Leaving a garage door open – even if it seems harmless – can show passersby what’s inside and within easy reach.
“Don’t leave any doors or windows unlocked,” says Robert Rahn, president of Management Resources Ltd. of New York, a private investigation firm.
If you have a sliding glass door, put a strip of wood along the inside of the door’s track that runs along the floor at night or whenever you leave the house to prevent it from being pushed or pried open.
According to the nonprofit Insurance Information Institute, putting dead bolt locks on your windows and doors could lead to a discount on your homeowner’s insurance policy of 2 percent to 5 percent.
3. Buying a loud alarm – and nothing more.
It may seem easy – and inexpensive – to buy a house alarm from a local store and install it yourself. Yet if the alarm simply makes a loud noise when triggered, your home may still be at risk. “If no one’s around to hear it, no one else will know about it,” Rahn says.
For better protection, choose a more sophisticated setup, such as an alarm system that features central station monitoring. As opposed to an alarm that merely makes a loud noise, central station monitoring, when set off, sends a signal to the alarm company’s monitoring facility. This facility – or station – is operated by employees of the alarm company who are trained to respond to these signals. If necessary, workers at the company’s monitoring station will call the appropriate authorities, such as the police department, fire department or emergency response crews.
To correctly identify why the alarm was triggered and notify authorities if needed, a worker at the station will call you. If you answer and provide the employee with a unique password, the company will know all is well. If you don’t answer or don’t give the password, the company will send the police to your home.
ADT, Rapid Response Monitoring, Security Central and many other companies offer central station monitoring. According to the Insurance Information Institute, a sophisticated alarm system, such as one with central station monitoring, could give you a discount of 15 percent to 20 percent on your home insurance.
4. Not knowing what you own.
If your home gets burglarized and you file a claim with your insurance company, the adjuster will need to know what’s gone. Having your home inventory documented before a burglar strikes can help ensure you’re reimbursed for what’s missing.
To keep records accurate, take pictures of your valuables, including jewelry, computers, TVs and other electronic gear, Rahn says.
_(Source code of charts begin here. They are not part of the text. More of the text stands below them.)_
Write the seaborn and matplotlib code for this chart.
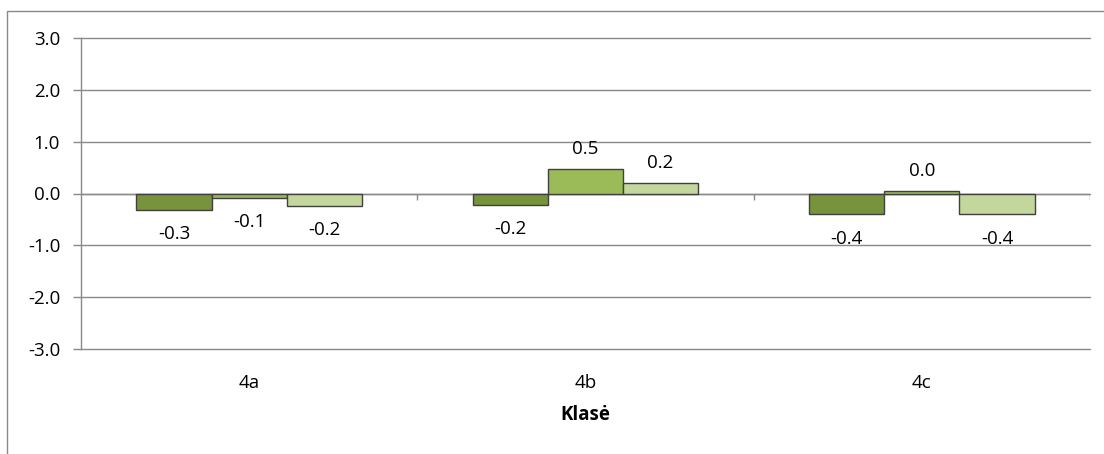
import matplotlib
matplotlib.use("Agg")
import matplotlib.pyplot as plt
import matplotlib.patches as mpatches
import seaborn as sns
import pandas as pd

# values
classes = ["4a", "4b", "4c"]
series = ["I", "II", "III"]
values_s1 = [-0.32, -0.22, -0.40]
values_s2 = [-0.08, 0.48, 0.04]
values_s3 = [-0.24, 0.21, -0.40]
colors = ["#77933C", "#9BBB59", "#C3D69B"]
yticks = [-3.0, -2.0, -1.0, 0.0, 1.0, 2.0, 3.0]

df = pd.DataFrame({
    "Klasė": classes * 3,
    "serie": [s for s in series for _ in classes],
    "value": values_s1 + values_s2 + values_s3,
})

sns.set_theme(style="white")
plt.rcParams["font.family"] = ["Open Sans", "DejaVu Sans"]
plt.rcParams["text.color"] = "black"
plt.rcParams["xtick.color"] = "black"
plt.rcParams["ytick.color"] = "black"
plt.rcParams["axes.labelcolor"] = "black"

grid_col = "#898989"
fs = 13.5
fig = plt.figure(figsize=(11.04, 4.54), dpi=100)
ax = fig.add_axes([81 / 1104, 1 - 349 / 454, (1090 - 81) / 1104, (349 - 38) / 454])

sns.barplot(data=df, x="Klasė", y="value", hue="serie", palette=colors,
            saturation=1, width=0.67, gap=0, edgecolor="#404040", linewidth=1.0,
            legend=False, ax=ax, zorder=3)

# data labels: a bit further from the bar end below zero than above
for cont, vals in zip(ax.containers, [values_s1, values_s2, values_s3]):
    neg = [f"{v:.1f}" if v < 0 else "" for v in vals]
    pos = [f"{v:.1f}" if v >= 0 else "" for v in vals]
    ax.bar_label(cont, labels=neg, padding=11, fontsize=fs, color="black")
    ax.bar_label(cont, labels=pos, padding=8, fontsize=fs, color="black")

ax.set_ylim(-3, 3)
ax.set_xlim(-0.5, 2.5)
ax.set_yticks(yticks)
ax.set_yticklabels([f"{v:.1f}" for v in yticks], fontsize=fs)
ax.yaxis.grid(True, color=grid_col, linewidth=1.0, zorder=0)
for gl in ax.get_ygridlines():
    gl.set_clip_on(False)
ax.set_axisbelow(True)
ax.tick_params(axis="y", length=6, width=1, color=grid_col, left=True, pad=9,
               labelcolor="black")
ax.tick_params(axis="x", length=0, pad=18, labelsize=fs, labelcolor="black")

for side in ["top", "right", "bottom"]:
    ax.spines[side].set_visible(False)
ax.spines["left"].set_color(grid_col)
ax.spines["left"].set_linewidth(1.0)

# category axis at zero with boundary tick marks
ax.axhline(0, color=grid_col, linewidth=1.0, zorder=2)
ax.vlines([0.5, 1.5, 2.5], -0.13, 0, color=grid_col, linewidth=1.0, zorder=2)

ax.set_ylabel("")
ax.set_xlabel("Klasė", fontsize=fs, fontweight="bold", labelpad=9)

# chart area border
fig.patches.append(mpatches.Rectangle((7 / 1104, -0.1), 1.2, 1.1 - 11 / 454,
                                      transform=fig.transFigure, fill=False,
                                      edgecolor=grid_col, linewidth=1.0))

fig.savefig("out.png", dpi=100)
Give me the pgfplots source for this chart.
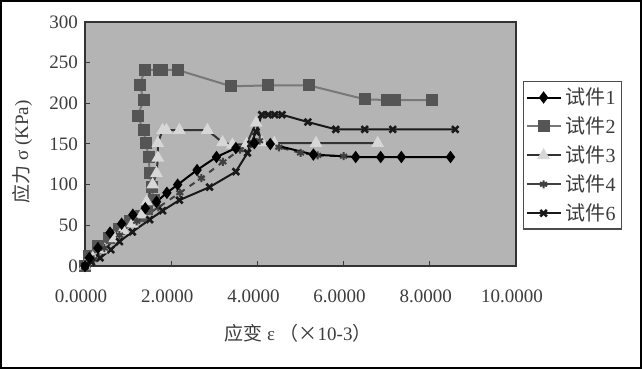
\documentclass[border=0pt]{standalone}
\usepackage{fontspec}
\setmainfont{Liberation Serif}
\newfontfamily\cjk{Noto Sans CJK SC}
\usepackage{pgfplots}
\pgfplotsset{compat=1.18}
\definecolor{plotgray}{RGB}{180,180,180}
\definecolor{sqgray}{RGB}{85,85,85}
\definecolor{sqline}{RGB}{120,120,120}
\definecolor{trigray}{RGB}{215,215,215}
\definecolor{txtgray}{RGB}{60,60,60}
\begin{document}
\begin{tikzpicture}
\useasboundingbox (0pt,0pt) rectangle (321pt,184.5pt);
\draw[line width=1.2pt] (0.6pt,0.6pt) rectangle (320.4pt,183.9pt);
\begin{axis}[
  at={(42.5pt,51.5pt)}, anchor=south west,
  width=215.5pt, height=122pt, scale only axis,
  xmin=0, xmax=10, ymin=0, ymax=300,
  xtick={0,2,4,6,8,10},
  xticklabels={0.0000,2.0000,4.0000,6.0000,8.0000,10.0000},
  ytick={0,50,100,150,200,250,300},
  tick pos=left,
  major tick length=2.5pt,
  tick style={color=txtgray, line width=0.5pt},
  axis line style={color=gray!40!black, line width=0.9pt},
  axis background/.style={fill=plotgray},
  /pgf/number format/assume math mode=true,
  ticklabel style={font=\fontsize{9.5}{11}\selectfont, text=txtgray},
  xticklabel style={yshift=-8.5pt, xshift=-2pt},
  xlabel={{\cjk 应变} ε {\cjk （×}10-3{\cjk ）}},
  ylabel={{\cjk 应力} σ (KPa)},
  label style={font=\fontsize{9.5}{11}\selectfont, text=txtgray},
  xlabel style={at={(axis description cs:0.494,-0.275)}, anchor=center},
  ylabel style={at={(axis description cs:-0.146,0.467)}, anchor=center},
  every axis plot/.append style={line width=1pt},
]
\addplot[color=sqline, mark=square*, mark size=2.5pt, mark options={fill=sqgray, draw=sqgray}] coordinates {
(0,0) (0.1,12) (0.3,25) (0.55,35) (0.8,45) (1.05,55) (1.3,62) (1.45,70) (1.59,81) (1.55,97) (1.5,114) (1.48,134) (1.41,151) (1.36,167) (1.22,184) (1.36,204) (1.27,223) (1.39,241) (1.71,241) (1.78,241) (2.15,241) (3.39,221) (4.25,222) (5.2,222) (6.49,205) (7.0,204) (7.2,204) (8.04,204)
};
\addplot[color=black!80, mark=triangle*, mark size=2.7pt, mark options={fill=trigray, draw=trigray}] coordinates {
(0,0) (0.18,10) (0.46,20) (0.69,34) (0.88,44) (1.1,52) (1.32,63) (1.43,79) (1.57,100) (1.66,114) (1.69,133) (1.69,151) (1.8,167) (1.89,167) (2.19,167) (2.84,167) (3.19,152) (3.42,149) (3.75,150) (3.97,176) (4.1,152) (4.39,151) (5.36,151) (6.79,151)
};
\addplot[color=black!75, dashed, mark=asterisk, mark size=2pt, mark options={solid}] coordinates {
(0,0) (0.2,8) (0.45,22) (0.8,38) (1.2,55) (1.7,72) (2.2,90) (2.7,108) (3.2,128) (3.6,143) (3.85,150) (4.05,154) (4.5,146) (5.0,139) (5.4,136) (6.0,135)
};
\addplot[color=black!90, mark=x, mark size=2.3pt, mark options={line width=1.3pt}] coordinates {
(0,0) (0.15,5) (0.35,10) (0.6,20) (0.8,30) (1.1,42) (1.5,57) (1.8,68) (2.19,81) (2.89,97) (3.5,116) (3.77,139) (3.85,150) (3.97,165) (4.1,186) (4.25,186) (4.4,186) (4.57,186) (5.17,177) (5.82,168) (6.49,168) (7.14,168) (8.59,168)
};
\addplot[color=black, mark=diamond*, mark size=2.3pt] coordinates {
(0,0) (0.1,10) (0.3,22) (0.58,41) (0.85,52) (1.11,63) (1.4,71) (1.66,79) (1.9,90) (2.15,100) (2.6,118) (3.05,134) (3.5,145) (3.93,151) (4.3,150) (5.3,137) (6.28,134) (6.86,134) (7.34,134) (8.48,134)
};
\end{axis}
\begin{axis}[
  at={(42.5pt,51.5pt)}, anchor=south west,
  width=215.5pt, height=122pt, scale only axis,
  xmin=0, xmax=10, ymin=0, ymax=300, hide axis,
  legend style={at={(1.016,0.758)}, anchor=north west, draw=gray!60!black,
    line width=0.6pt, font=\fontsize{10}{12}\selectfont, inner sep=1pt,
    row sep=0.6pt, fill=white, text=txtgray},
  legend cell align=left,
  every axis plot/.append style={line width=1pt},
]
\addplot[color=black, mark=diamond*, mark size=2.3pt] coordinates {(20,0)};
\addlegendentry{{\cjk 试件}1}
\addplot[color=sqline, mark=square*, mark size=2.5pt, mark options={fill=sqgray, draw=sqgray}] coordinates {(20,0)};
\addlegendentry{{\cjk 试件}2}
\addplot[color=black!80, mark=triangle*, mark size=2.7pt, mark options={fill=trigray, draw=trigray}] coordinates {(20,0)};
\addlegendentry{{\cjk 试件}3}
\addplot[color=black!75, mark=asterisk, mark size=2pt] coordinates {(20,0)};
\addlegendentry{{\cjk 试件}4}
\addplot[color=black!90, mark=x, mark size=2.3pt, mark options={line width=1.3pt}] coordinates {(20,0)};
\addlegendentry{{\cjk 试件}6}
\end{axis}
\end{tikzpicture}
\end{document}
Keep documents listing the make, model and serial number of every item.
5. Not buying enough coverage for your valuables.
A standard homeowner’s policy includes coverage from theft for jewelry and other precious items such as watches and furs. But such coverage is limited. A standard policy, for instance, may offer coverage for jewelry only up to $1,500.
If your jewelry or other valuables come in at more than the limit listed on your policy – such as more than the $1,500 in a standard policy – you may want to consider boosting your coverage. You might raise the limit of the coverage on the policy, or insure the individual pieces by purchasing what’s known as a floater policy, which generally covers just one item.
Raising the limit of your coverage is the cheapest option; however, there may be a limit on the amount you can claim for the loss of any individual piece. For instance, the policy may include a limit of $2,000 for any individual item. It also may cite a maximum, such as $5,000, for all jewelry items. Floater policies may raise your premiums but offer broader protection.
6. Leaving computer passwords in plain sight.
Don’t leave a list of computer passwords within arm’s reach of your home workstation.
“Computer files can be incredibly valuable, not only because of the worth of the information on them, but also because of the investment they represent in time and expertise,” Horne says. “Every homeowner should have coverage for computer data.”
Depending on your homeowner’s insurance policy, you already may have some coverage for your computer equipment. If you need more, some insurance companies, such as State Farm, offer a personal articles policy for extra computer coverage.